Ну так вот. Когда срок нас не интересует, можно письма опускать, не заботясь куда и когда их опускаешь. В таком случае, как настоящий, когда ты на оба конца (с ответом) кладешь 6 дней, надо было об этом подумать. Что можно в этом смысле сделать. Не говоря уже о “спешной почте”, можно самому сделать именно то, что делает спешная почта. Надо письмо написать среди дня и снести его на Николаевский вокзал к почтовому или даже к скорому и опустить письмо в поезд. Надо тебе знать, что даже из ящика, висящего на вокзальной стене за его дверями, на площади, почта вынимается и увозится в город, на главный почтамт. Остроумно устроено, неправда ли? Задержку на полдня с Баландером я допускаю не только оттого, что это неизбежно (его дома не будет), но еще и оттого, что завтра воскресенье и даже если бы мое письмо пошло сегодня (с вокзала) и завтра было бы в Петербурге, этот воскресный день оно пролежало бы без дальнейшего движения к тебе. Надо надеяться, что таких исключительных случаев больше не будет. Вообще же не мешает это принять к сведению.
Когда ты будешь в Тайцах, письма будут верно идти недели по две в конец. В этом ничего страшного нет, труден только этот первый перерыв, а потом промежутки между письмами будут соответствовать промежуткам между их написаньем и отправкой. Если бы я уже знал твой точный адрес, я заранее бы пустил туда первое письмо, пока ты еще в Петербурге. Вероятно, ты их будешь получать на станции, то есть ходить и посылать за ними? Делай это не чаще двух раз в неделю. Бывает очень больно и грустно среди природы (совсем иначе нежели в городе) и независимо от того дороги или нет письмо и человек, который их пишет, и насколько дороги, – бывает страшно грустно, говорю я, придти под вечер на станцию, пропустить поезд, справиться в сторожке и пойти ни с чем домой, в косом свете садящегося солнца, которое так было похоже на получку письма и так его обещало, пока шла ты на станцию.
Вот ты писала, что я человек настроенья, золотая девочка, в том чудесном своем письме, где столько радостного о мальчике и из которого я впервые об Абельмане услыхал.
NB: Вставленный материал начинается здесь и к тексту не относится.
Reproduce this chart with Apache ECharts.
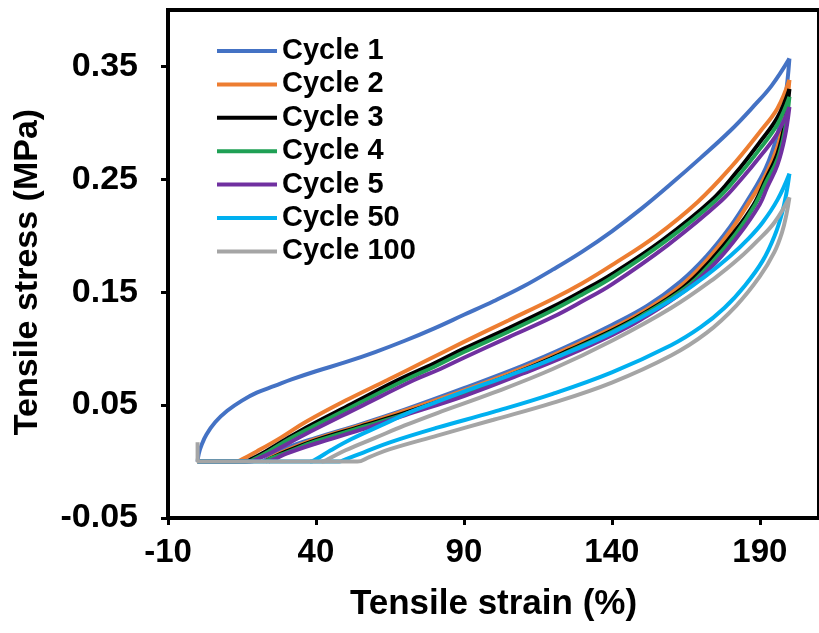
<!DOCTYPE html>
<html lang="en">
<head>
    <meta charset="UTF-8">
    <title>Cyclic tensile test</title>
    <script src="https://cdn.jsdelivr.net/npm/echarts/dist/echarts.min.js"></script>
    <style>
        html, body {margin: 0; padding: 0; background: #fff;}
    </style>
</head>
<body>
<div id="cycleChart" style="width: 819px;height: 633px;"></div>
<script type="text/javascript">
    // [strain %, stress MPa] - loading branch and unloading branch of each cycle
    var cycle1Load = [[0,0],[0.4,0.007],[1.4,0.015],[3,0.024],[6,0.035],[10,0.045],[15,0.054],[20,0.061],[26,0.067],[32,0.073],[40,0.08],[50,0.088],[60,0.097],[70,0.107],[80,0.118],[90,0.13],[100,0.142],[110,0.155],[120,0.17],[130,0.186],[140,0.204],[150,0.224],[160,0.246],[170,0.269],[180,0.293],[188,0.315],[194,0.333],[200,0.357]];
    var cycle1Unload = [[200,0.357],[198.5,0.32],[196,0.29],[192,0.26],[186,0.232],[180,0.208],[172,0.182],[163,0.159],[152,0.138],[140,0.121],[125,0.102],[110,0.085],[90,0.065],[70,0.046],[55,0.033],[40,0.021],[30,0.012],[25,0.005],[22,0]];
    var cycle2Load = [[0,0],[13,0],[15,0.002],[20,0.009],[28,0.021],[36.5,0.035],[50,0.054],[64,0.072],[77,0.089],[90,0.106],[105,0.125],[120,0.144],[130,0.158],[140,0.174],[155,0.2],[169,0.23],[180,0.26],[190,0.292],[196,0.313],[200,0.338]];
    var cycle2Unload = [[200,0.338],[198.5,0.306],[196,0.279],[192,0.254],[186,0.228],[180,0.204],[172,0.178],[163,0.155],[150,0.132],[140,0.118],[125,0.1],[110,0.083],[90,0.063],[70,0.045],[55,0.032],[40,0.02],[30,0.01],[25,0.004],[23,0]];
    var cycle3Load = [[0,0],[16,0],[18,0.002],[23,0.009],[30,0.02],[38,0.032],[52,0.051],[67.5,0.072],[80,0.087],[90,0.1],[105,0.118],[120,0.137],[130,0.151],[140,0.166],[157,0.196],[173.5,0.231],[182,0.256],[190,0.283],[196,0.305],[200,0.33]];
    var cycle3Unload = [[200,0.33],[198.5,0.3],[196,0.273],[192,0.25],[188,0.228],[181,0.202],[173,0.177],[164,0.154],[150,0.13],[140,0.116],[125,0.098],[110,0.081],[90,0.061],[70,0.043],[55,0.031],[40,0.019],[30,0.009],[25,0.003],[23,0]];
    var cycle4Load = [[0,0],[17,0],[19,0.002],[24,0.009],[31,0.02],[39,0.031],[54,0.051],[70,0.072],[80,0.084],[90,0.097],[105,0.115],[120,0.134],[130,0.148],[140,0.163],[158,0.195],[175,0.231],[183,0.254],[190,0.277],[196,0.299],[200,0.323]];
    var cycle4Unload = [[200,0.323],[198.5,0.294],[196,0.268],[192,0.247],[188.5,0.228],[182,0.202],[174,0.177],[165,0.154],[150,0.129],[140,0.115],[125,0.097],[110,0.08],[90,0.06],[70,0.042],[55,0.03],[40,0.018],[30,0.008],[25,0.003],[23,0]];
    var cycle5Load = [[0,0],[18,0],[20,0.002],[25,0.008],[32,0.018],[40,0.029],[56,0.05],[73,0.072],[82,0.082],[90,0.092],[105,0.11],[120,0.128],[130,0.142],[140,0.157],[159,0.192],[177,0.231],[184,0.251],[190,0.27],[196,0.291],[200,0.314]];
    var cycle5Unload = [[200,0.314],[198.5,0.288],[196,0.263],[192.5,0.243],[190,0.228],[183,0.201],[175,0.176],[165,0.152],[150,0.126],[140,0.112],[125,0.094],[110,0.078],[90,0.058],[70,0.041],[55,0.028],[40,0.016],[30,0.007],[26,0.002],[24,0]];
    var cycle50Load = [[0,0],[38,0],[40,0.002],[45,0.01],[52,0.02],[62,0.032],[72,0.044],[81,0.053],[90,0.062],[105,0.076],[120,0.091],[140,0.114],[160,0.143],[172,0.165],[180,0.182],[186,0.197],[191,0.212],[196,0.232],[200,0.255]];
    var cycle50Unload = [[200,0.255],[199,0.238],[197.5,0.22],[195,0.2],[191,0.178],[185,0.156],[178,0.136],[170,0.119],[160,0.103],[140,0.079],[120,0.06],[100,0.044],[81,0.03],[65,0.017],[56,0.008],[50,0.002],[48,0],[46,0],[38,0]];
    var cycle100Load = [[0,0.017],[0,0],[42,0],[44,0.002],[50,0.01],[60,0.021],[70,0.032],[81,0.043],[100,0.061],[120,0.082],[140,0.107],[160,0.136],[175,0.163],[183,0.18],[189,0.195],[195,0.212],[200,0.234]];
    var cycle100Unload = [[200,0.234],[199,0.219],[197.5,0.203],[195,0.186],[190,0.164],[182,0.138],[172,0.114],[160,0.094],[140,0.07],[120,0.052],[100,0.037],[81,0.023],[65,0.011],[58,0.004],[54,0],[52,0],[42,0]];

    var cycleNames = ['Cycle 1', 'Cycle 2', 'Cycle 3', 'Cycle 4', 'Cycle 5', 'Cycle 50', 'Cycle 100'];
    var loadData = [cycle1Load, cycle2Load, cycle3Load, cycle4Load, cycle5Load, cycle50Load, cycle100Load];
    var unloadData = [cycle1Unload, cycle2Unload, cycle3Unload, cycle4Unload, cycle5Unload, cycle50Unload, cycle100Unload];
    var cycleColors = ['#4472C4', '#ED7D31', '#000000', '#1FA055', '#7030A0', '#00B0F0', '#A5A5A5'];
    var xTicks = [-10, 40, 90, 140, 190];
    var yTicks = [-0.05, 0.05, 0.15, 0.25, 0.35];

    var fontName = "'Liberation Sans', Arial, sans-serif";

    var seriesList = [];
    for (var i = 0; i < cycleNames.length; i++) {
        var branches = [loadData[i], unloadData[i]];
        for (var j = 0; j < branches.length; j++) {
            seriesList.push({
                name: cycleNames[i],
                type: 'line',
                data: branches[j],
                smooth: 0.4,
                showSymbol: false,
                symbol: 'none',
                lineStyle: {width: 4, color: cycleColors[i]},
                itemStyle: {color: cycleColors[i]}
            });
        }
    }

    var chart = echarts.init(document.getElementById('cycleChart'));
    var option = {
        animation: false,
        backgroundColor: '#fff',
        grid: {
            left: 168,
            top: 10,
            width: 658,
            height: 508,
            show: true,
            borderColor: '#000',
            borderWidth: 4
        },
        legend: {
            orient: 'vertical',
            left: 212,
            top: 31,
            icon: 'rect',
            itemWidth: 60,
            itemHeight: 4,
            itemGap: 3.4,
            data: cycleNames,
            textStyle: {
                fontFamily: fontName,
                fontWeight: 'bold',
                fontSize: 29,
                lineHeight: 30,
                color: '#000'
            }
        },
        xAxis: {
            type: 'value',
            min: -10,
            max: 210,
            interval: 50,
            name: 'Tensile strain (%)',
            nameLocation: 'middle',
            nameGap: 69,
            nameTextStyle: {fontFamily: fontName, fontWeight: 'bold', fontSize: 35, color: '#000'},
            splitLine: {show: false},
            axisLine: {onZero: false, lineStyle: {color: '#000', width: 4}},
            axisTick: {show: true, length: 7, lineStyle: {color: '#000', width: 3}, customValues: xTicks},
            axisLabel: {
                customValues: xTicks,
                margin: 18,
                fontFamily: fontName, fontWeight: 'bold', fontSize: 33, color: '#000'
            }
        },
        yAxis: {
            type: 'value',
            min: -0.05,
            max: 0.4,
            interval: 0.1,
            name: 'Tensile stress (MPa)',
            nameLocation: 'middle',
            nameGap: 123,
            nameTextStyle: {fontFamily: fontName, fontWeight: 'bold', fontSize: 34, color: '#000', padding: [0, 16, 0, 0]},
            splitLine: {show: false},
            axisLine: {onZero: false, lineStyle: {color: '#000', width: 4}},
            axisTick: {show: true, length: 7, lineStyle: {color: '#000', width: 3}, customValues: yTicks},
            axisLabel: {
                customValues: yTicks,
                margin: 30,
                formatter: function (v) { return v.toFixed(2); },
                fontFamily: fontName, fontWeight: 'bold', fontSize: 34, color: '#000'
            }
        },
        series: seriesList
    };
    chart.setOption(option);
</script>
</body>
</html>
Если тебе это не близко и ты этого не любишь, что делать мне тогда? Ведь это не то, что я сам, – это больше: это лучшее во мне; то есть это то, что очищает слух и чутье, и делает их отзывчивыми на все подлинное кругом, на все, кроме условности и претензии. Кому и может быть это близко, как не тебе?
Вот я думаю о тебе, не как о той, к которой я тянусь и которую люблю, не как о жене, а просто без зависимости от тебя. Что в тебе главного? То что ты сильно и бесподобно (это источник твоего очарованья) отчеркнута от условности и бесцельного притязанья. Ты отталкиваешься от бережливости и попрошайничанья всех видов всеми неуловимостями своего существа, – кончиком ноги, подбородком, округло угловатой порывистостью своего кокетства (знаешь, когда ты входишь, задорно наклоняясь вбок и смеясь, и вдруг выпрямляясь). Так вот, оставь мне мои настроенья, мои глаза, которыми я вижу тебя и гляжу, и полюби их, они преданные тебе силы, они не ниже той радости, которую ты доставляешь им, гордясь и любуясь тобою, я радуюсь, что оживаешь ты для меня не так, как живут жены для мужей, – да, да, наконец позвольте мне кое-что знать, – нет, но как последовательно, с детства, круг за кругом оживала и открывалась слуху природа и Бог, и таинственно секретничающая тишина поэзии, то есть та неописуемая тонкость, которая трепещет и в самые безветренные ночи, когда не шелохнется и листок.